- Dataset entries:
#####
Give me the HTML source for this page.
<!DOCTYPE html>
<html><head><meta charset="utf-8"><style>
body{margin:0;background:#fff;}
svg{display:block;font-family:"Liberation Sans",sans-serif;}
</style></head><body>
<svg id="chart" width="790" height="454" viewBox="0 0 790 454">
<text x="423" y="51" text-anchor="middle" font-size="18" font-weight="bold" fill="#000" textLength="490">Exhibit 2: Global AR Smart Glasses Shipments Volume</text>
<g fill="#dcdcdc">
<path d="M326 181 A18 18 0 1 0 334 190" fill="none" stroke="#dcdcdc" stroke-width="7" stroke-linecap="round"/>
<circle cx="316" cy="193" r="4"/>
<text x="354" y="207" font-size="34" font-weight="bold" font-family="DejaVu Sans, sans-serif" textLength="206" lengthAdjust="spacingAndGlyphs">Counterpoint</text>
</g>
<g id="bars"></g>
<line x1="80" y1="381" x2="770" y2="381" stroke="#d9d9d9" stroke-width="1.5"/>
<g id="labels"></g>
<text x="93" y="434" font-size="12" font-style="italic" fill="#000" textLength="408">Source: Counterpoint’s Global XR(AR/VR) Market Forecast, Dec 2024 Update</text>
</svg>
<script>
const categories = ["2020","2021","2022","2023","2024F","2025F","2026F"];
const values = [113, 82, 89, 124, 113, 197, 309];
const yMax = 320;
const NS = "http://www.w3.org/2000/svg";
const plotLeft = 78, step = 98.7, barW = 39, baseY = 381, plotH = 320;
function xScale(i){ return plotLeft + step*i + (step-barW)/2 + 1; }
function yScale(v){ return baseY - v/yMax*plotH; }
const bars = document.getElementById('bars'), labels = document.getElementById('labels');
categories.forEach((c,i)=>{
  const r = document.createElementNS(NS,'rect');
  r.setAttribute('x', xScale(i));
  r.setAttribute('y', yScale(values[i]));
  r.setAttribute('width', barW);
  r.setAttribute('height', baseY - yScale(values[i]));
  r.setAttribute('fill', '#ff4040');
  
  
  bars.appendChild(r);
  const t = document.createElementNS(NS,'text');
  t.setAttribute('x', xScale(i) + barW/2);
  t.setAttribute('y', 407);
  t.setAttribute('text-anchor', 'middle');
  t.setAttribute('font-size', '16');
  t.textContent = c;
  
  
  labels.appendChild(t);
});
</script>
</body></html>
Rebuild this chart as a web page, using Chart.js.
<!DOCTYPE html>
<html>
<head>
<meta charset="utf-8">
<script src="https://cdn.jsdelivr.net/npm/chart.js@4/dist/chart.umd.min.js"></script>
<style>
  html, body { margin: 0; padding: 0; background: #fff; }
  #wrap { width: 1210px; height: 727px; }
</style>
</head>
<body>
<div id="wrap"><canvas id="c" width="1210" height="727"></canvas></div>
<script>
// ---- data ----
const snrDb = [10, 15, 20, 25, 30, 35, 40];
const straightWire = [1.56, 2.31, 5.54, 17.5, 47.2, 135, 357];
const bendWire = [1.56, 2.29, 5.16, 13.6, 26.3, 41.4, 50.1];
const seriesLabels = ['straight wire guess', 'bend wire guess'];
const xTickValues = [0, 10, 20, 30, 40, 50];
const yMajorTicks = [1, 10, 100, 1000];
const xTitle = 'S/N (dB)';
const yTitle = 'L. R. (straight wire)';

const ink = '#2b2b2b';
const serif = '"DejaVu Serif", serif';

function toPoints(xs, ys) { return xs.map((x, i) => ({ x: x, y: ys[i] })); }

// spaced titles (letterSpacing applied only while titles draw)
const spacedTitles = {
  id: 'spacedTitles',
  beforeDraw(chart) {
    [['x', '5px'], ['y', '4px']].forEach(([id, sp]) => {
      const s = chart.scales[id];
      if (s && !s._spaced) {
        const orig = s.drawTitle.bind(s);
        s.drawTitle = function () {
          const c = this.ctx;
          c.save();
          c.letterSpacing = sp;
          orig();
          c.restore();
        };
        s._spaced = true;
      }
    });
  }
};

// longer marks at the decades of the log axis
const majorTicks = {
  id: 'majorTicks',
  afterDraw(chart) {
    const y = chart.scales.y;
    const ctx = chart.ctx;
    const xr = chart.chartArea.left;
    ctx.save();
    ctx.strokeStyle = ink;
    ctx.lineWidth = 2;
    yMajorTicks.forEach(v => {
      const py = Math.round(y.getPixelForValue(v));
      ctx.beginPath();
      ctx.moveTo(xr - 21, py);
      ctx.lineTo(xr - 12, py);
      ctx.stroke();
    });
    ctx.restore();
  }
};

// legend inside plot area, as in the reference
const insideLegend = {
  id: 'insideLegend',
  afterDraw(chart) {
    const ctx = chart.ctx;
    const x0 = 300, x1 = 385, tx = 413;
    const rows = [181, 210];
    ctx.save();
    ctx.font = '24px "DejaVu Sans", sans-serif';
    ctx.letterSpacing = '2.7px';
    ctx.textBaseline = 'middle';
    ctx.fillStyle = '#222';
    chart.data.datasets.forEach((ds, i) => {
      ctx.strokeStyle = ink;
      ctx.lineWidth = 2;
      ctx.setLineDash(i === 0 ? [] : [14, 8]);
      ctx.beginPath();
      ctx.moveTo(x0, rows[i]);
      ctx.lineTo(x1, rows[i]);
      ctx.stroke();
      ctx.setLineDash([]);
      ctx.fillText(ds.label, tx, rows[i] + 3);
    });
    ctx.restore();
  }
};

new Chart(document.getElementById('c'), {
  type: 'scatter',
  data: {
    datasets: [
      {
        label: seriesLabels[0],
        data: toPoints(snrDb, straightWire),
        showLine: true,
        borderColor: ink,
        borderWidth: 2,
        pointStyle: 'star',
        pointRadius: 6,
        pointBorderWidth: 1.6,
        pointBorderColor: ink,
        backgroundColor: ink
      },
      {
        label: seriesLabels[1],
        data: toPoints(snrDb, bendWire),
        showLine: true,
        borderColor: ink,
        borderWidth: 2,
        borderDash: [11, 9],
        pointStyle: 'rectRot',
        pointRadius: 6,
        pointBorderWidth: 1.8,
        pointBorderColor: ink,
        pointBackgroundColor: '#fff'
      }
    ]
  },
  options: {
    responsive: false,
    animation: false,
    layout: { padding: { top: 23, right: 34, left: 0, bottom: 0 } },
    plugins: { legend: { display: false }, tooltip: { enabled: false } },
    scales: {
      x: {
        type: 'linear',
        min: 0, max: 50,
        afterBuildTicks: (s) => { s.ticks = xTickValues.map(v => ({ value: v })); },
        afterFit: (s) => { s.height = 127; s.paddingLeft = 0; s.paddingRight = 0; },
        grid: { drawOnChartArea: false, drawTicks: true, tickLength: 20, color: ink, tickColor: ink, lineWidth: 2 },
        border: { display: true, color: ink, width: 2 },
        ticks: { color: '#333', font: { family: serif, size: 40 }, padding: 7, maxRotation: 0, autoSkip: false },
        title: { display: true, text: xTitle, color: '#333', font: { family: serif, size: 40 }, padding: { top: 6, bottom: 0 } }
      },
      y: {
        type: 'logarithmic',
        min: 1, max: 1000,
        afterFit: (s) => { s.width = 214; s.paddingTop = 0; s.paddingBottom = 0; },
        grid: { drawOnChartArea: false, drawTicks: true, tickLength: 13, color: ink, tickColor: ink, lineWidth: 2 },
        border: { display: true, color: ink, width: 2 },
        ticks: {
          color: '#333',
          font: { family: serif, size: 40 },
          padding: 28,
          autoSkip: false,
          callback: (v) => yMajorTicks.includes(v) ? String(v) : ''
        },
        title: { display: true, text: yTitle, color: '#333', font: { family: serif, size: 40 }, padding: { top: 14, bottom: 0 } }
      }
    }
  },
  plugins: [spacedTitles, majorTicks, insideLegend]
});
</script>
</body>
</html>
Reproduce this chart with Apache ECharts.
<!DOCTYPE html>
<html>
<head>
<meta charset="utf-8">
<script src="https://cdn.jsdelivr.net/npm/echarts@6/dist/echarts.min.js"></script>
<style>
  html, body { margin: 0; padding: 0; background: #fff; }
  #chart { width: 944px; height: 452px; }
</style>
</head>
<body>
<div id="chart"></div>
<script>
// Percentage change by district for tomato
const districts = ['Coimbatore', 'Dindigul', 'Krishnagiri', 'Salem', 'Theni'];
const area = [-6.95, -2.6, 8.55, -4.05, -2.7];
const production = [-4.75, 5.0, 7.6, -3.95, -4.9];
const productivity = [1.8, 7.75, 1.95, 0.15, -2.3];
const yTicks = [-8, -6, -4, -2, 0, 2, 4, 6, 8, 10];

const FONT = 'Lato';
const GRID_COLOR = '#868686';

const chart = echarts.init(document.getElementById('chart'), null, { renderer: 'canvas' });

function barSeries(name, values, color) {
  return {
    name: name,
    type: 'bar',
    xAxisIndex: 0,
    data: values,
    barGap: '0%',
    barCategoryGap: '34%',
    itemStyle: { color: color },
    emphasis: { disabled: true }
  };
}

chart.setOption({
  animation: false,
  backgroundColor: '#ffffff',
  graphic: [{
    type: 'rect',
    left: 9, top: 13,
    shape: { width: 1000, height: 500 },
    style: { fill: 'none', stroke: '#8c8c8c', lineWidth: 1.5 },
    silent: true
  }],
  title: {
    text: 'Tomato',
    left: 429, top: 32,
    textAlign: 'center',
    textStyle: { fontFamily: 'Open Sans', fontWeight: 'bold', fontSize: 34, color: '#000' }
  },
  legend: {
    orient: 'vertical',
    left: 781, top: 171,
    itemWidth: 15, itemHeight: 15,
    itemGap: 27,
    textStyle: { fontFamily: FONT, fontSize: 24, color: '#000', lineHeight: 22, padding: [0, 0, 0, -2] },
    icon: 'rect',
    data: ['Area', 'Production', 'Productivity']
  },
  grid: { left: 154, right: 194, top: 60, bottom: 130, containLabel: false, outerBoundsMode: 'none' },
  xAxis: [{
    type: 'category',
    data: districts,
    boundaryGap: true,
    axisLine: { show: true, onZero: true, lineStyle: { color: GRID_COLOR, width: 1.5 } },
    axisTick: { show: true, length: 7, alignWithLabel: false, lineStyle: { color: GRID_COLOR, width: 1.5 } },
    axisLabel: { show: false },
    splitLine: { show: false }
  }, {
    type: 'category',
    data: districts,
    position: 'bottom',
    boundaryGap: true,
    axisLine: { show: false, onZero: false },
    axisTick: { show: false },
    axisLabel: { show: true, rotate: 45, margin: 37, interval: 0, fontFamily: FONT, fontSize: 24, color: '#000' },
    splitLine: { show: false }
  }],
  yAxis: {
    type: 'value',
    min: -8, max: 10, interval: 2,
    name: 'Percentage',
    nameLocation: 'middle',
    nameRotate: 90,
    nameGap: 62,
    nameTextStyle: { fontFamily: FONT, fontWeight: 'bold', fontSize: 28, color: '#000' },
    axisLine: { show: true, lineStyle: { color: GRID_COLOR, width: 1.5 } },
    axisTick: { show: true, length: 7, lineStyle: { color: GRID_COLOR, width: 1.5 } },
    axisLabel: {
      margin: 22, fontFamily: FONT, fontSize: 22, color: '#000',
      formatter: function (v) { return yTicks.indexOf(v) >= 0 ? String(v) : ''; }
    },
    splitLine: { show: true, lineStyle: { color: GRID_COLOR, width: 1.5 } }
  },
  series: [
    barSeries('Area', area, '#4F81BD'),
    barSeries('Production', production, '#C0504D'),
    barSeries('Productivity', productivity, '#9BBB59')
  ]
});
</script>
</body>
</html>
#####
- Task goal:
Give the number of lines in the data that contain "this", with no other words.

- Exercise answer:
4